Pasal 208 ayat (2) UU MD3 memang menyebutkan Anggota DPR dilarang melakukan pekerjaan sebagai pejabat struktural pada lembaga pendidikan swasta, akuntan publik, konsultan, advokat atau pengacara, notaris, dan pekerjaan lain yang ada hubungannya dengan tugas dan wewenang DPR serta hak sebagai anggota DPR. Larangan yang sama juga diberikan kepada Anggota DPD dan DPRD sebagaimana diatur dalam Pasal 227 ayat (2), Pasal 327 ayat (2) dan Pasal 328 ayat (2).

 

Pemohon meminta MK memberi tafsir pasal-pasal ini. Yakni, memperluas larangan, di antaranya rangkap pekerjaan di badan swasta atau mengerjakan pekerjaan selain tugas dan fungsi DPR, DPD dan DPRD. MK juga diminta memberi tafsir apakah lawfirm yang masih menggunakan nama anggota dewan itu bisa dimaksudkan sebagai bentuk conflict of interest.

 

Pemohon menjelaskan tugas Komisi III yang akan menggelar fit and proper test calon hakim agung dan calon pimpinan KPK dalam waktu dekat. “Siapa yang bisa menjamin bila mereka yang berlatar belakang pengacara itu tidak melakukan deal-deal dengan calon hakim agung supaya lebih ramah ketika berhadapan dengan kantor pengacaranya,” ujarnya.

 

Judilherry berharap MK dapat memberikan tafsir yang dapat menghambat potensi konflik kepentingan ini. “MK harus memberikan intrepretasi agar potensi itu bisa diminimalisir,” ujarnya.

 

Berdasarkan catatan hukumonline, sejumlah anggota Komisi III memang berlatar belakang profesi sebagai pengacara. Mereka antara lain Ahmad Yani (PPP), Nudirman Munir (Partai Golkar), Trimedya Panjaitan (PDI Perjuangan), dan Ruhut Sitompul (Partai Demokrat).

 

Anggota Komisi III Dimyati Natakusumah menilai terlalu berlebihan bila pemohon mengharapkan anggota dewan harus mengubah nama lawfirm milik mereka. Ia menjelaskan nama kantor pengacara biasanya menggunakan nama ‘and partner’. Artinya, tidak menunjuk satu nama tertentu. “Selama ada istilah ‘and partner’, saya kira tak masalah, karena ada nama orang lain,” ujarnya.

 

Beda halnya dengan kantor notaris, yang memang memasang satu nama di kantornya. “Notaris itu kan sendiri, tidak ada ‘and partner’. Jadi, anggota dewan yang memiliki kantor notaris sebaiknya mengubah kantor namanya tersebut,” jelas politis PPP ini.

 

Meski begitu, Dimyati juga menyarankan agar para anggota dewan tak terlibat lagi dalam operasional kantor pengacaranya.

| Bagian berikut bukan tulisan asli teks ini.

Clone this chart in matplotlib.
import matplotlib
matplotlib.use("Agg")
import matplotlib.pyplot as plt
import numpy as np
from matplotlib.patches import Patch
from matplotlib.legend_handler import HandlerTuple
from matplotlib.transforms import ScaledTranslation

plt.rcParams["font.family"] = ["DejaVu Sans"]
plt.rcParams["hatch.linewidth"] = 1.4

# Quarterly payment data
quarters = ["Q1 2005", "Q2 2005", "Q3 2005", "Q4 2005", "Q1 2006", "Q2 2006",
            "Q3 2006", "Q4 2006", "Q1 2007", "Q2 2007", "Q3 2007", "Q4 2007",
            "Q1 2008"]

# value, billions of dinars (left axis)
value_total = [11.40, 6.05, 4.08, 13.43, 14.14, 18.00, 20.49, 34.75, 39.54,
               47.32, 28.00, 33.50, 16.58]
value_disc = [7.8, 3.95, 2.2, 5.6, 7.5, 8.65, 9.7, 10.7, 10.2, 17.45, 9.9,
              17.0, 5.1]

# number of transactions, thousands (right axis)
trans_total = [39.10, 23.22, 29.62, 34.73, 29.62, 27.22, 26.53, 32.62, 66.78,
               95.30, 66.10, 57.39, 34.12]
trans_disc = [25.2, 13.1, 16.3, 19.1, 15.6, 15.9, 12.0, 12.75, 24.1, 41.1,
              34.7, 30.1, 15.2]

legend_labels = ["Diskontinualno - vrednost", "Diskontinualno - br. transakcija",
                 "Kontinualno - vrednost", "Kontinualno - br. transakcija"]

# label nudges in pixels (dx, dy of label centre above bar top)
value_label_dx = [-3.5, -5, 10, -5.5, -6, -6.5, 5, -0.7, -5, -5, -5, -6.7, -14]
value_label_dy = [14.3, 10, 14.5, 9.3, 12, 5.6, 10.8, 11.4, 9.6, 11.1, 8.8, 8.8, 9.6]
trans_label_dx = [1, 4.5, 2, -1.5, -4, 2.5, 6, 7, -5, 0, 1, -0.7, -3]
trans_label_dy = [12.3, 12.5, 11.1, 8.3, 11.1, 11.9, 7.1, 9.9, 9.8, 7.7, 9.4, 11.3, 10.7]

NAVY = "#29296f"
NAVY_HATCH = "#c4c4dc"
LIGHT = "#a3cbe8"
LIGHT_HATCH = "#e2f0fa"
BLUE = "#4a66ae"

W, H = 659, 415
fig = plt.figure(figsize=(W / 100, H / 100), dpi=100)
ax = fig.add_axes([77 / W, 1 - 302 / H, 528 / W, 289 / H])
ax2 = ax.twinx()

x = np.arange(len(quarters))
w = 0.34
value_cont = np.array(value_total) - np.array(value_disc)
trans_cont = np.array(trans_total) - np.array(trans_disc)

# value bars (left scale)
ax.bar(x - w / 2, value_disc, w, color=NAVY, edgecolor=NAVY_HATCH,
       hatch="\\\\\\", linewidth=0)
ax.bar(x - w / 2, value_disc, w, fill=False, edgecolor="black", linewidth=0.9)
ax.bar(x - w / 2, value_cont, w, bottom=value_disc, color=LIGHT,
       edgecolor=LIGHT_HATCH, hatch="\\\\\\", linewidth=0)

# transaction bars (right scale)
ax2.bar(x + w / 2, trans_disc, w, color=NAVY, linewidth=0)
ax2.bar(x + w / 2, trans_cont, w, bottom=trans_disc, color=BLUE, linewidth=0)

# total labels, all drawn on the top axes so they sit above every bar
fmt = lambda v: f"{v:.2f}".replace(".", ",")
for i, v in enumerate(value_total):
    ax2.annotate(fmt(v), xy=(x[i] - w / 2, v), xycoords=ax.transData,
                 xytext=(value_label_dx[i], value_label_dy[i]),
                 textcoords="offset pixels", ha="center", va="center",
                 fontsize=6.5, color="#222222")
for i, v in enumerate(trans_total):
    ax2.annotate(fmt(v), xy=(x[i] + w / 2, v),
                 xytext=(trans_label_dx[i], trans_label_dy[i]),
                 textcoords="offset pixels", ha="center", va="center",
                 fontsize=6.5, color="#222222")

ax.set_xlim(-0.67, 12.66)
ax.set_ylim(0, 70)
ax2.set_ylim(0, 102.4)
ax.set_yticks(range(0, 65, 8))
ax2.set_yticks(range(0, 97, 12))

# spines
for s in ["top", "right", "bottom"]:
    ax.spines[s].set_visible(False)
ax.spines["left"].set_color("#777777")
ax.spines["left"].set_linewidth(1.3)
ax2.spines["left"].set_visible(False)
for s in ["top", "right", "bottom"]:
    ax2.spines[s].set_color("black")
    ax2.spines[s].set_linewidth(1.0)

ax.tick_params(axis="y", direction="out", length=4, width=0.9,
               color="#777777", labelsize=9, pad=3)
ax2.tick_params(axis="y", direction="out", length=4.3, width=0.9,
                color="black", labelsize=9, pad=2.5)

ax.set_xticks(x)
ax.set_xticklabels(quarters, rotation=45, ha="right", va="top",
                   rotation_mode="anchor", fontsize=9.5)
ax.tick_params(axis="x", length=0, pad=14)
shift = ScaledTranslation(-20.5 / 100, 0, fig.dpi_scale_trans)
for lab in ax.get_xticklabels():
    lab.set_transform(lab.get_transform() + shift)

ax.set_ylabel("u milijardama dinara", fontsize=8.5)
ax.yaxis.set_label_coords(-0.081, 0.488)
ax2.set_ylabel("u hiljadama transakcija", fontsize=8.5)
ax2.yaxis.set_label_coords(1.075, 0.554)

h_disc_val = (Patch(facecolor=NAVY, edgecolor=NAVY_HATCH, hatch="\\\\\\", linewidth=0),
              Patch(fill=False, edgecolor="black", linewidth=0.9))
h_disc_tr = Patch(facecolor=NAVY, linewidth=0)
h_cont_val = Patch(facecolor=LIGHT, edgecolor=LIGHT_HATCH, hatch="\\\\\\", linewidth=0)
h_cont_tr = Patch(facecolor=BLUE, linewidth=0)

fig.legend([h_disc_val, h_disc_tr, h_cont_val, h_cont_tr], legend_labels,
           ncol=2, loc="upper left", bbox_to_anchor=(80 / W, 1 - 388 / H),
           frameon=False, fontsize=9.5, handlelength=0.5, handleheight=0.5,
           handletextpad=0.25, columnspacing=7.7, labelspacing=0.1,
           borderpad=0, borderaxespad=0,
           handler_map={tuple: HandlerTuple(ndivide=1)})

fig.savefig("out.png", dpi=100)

Misalnya, dalam struktur kepemimpinan advokat di lawfirm itu, tak ada lagi nama si anggota dewan. Bahkan, jika perlu, bila anggota dewan itu tercatat dalam akta notaris pendirian lawfirm, sebaiknya akta notaris itu juga diubah.

 

Selain menguji pasal-pasal mengenai rangkap jabatan, pemohon juga menguji pasal-pasal yang mengatur komposisi Badan Kehormatan (BK) di DPR. Mereka berharap ada unsur masyarakat di BK DPR. Pasal-pasal yang diuji adalah Pasal 123, Pasal 124 ayat (1), Pasal 234 ayat (1) huruf f, Pasal 245 ayat (1), Pasal 302 ayat (1) huruf f, dan Pasal 353 ayat (1) huruf f.